Wednesday, February 16, 2005

Fashion in Weimar Germany

Fashion in Weimar Germany. An essay discussing images of the 'New Woman' with short bobbed hair and masculine clothes in relation to their roots in the sociological background of Germany in the 1920s.

From the site:

It is Germany, 1928. Raucous laughter from the cabaret seeps outside as Lotte passes in the shadows of the cold Berlin night. The streets are sexually charged, lined with a heady concoction of prostitution, homosexuality, transvestism and drugs. Still spinning from the collective lust roaring unashamedly through the theatre that evening, Lotte heads now for the café bar at the Eden Hotel where she lives.

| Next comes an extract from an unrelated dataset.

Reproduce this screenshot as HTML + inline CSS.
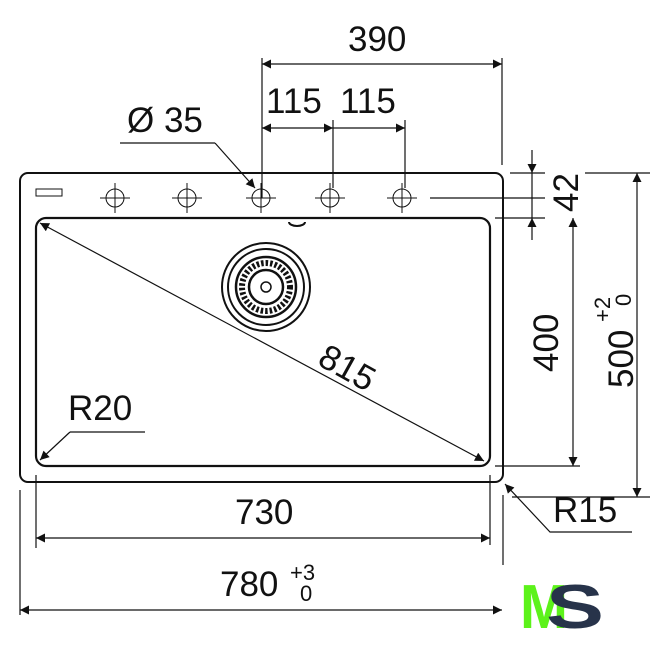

Jostling with leggy glamour girls as she takes her drink, Lotte pushes a straying strand of short hair behind her ear, settles her slender trouser-suited body into the deep folds of an armchair and smiles provocatively as she lights a cigarette.

Berlin's interwar reputation of hedonistic decadence and debauchery is familiar through scenes from Metropolis by Fritz Lang, images of Marlene Dietrich in The Blue Angel by Josef von Sternberg and stage productions of The Threepenny Opera by Bertolt Brecht. A ferment of artistic and sexual experimentation, the Weimar Republic (1918-1933) privileged an outpouring of cultural creativity in the Bauhaus movement of modern art and the development of the International Style in modern architecture. Against a background of inflation and depression, Berlin drew the talent and energies of the rest of Germany towards its glittering cabaret performances and burgeoning sex tourism industry. From within this hotbed of frenzied immorality, supposedly constitutional sexual equality worked to create the myth of the sexually liberated and financially independent 'New Woman' in Weimar German society.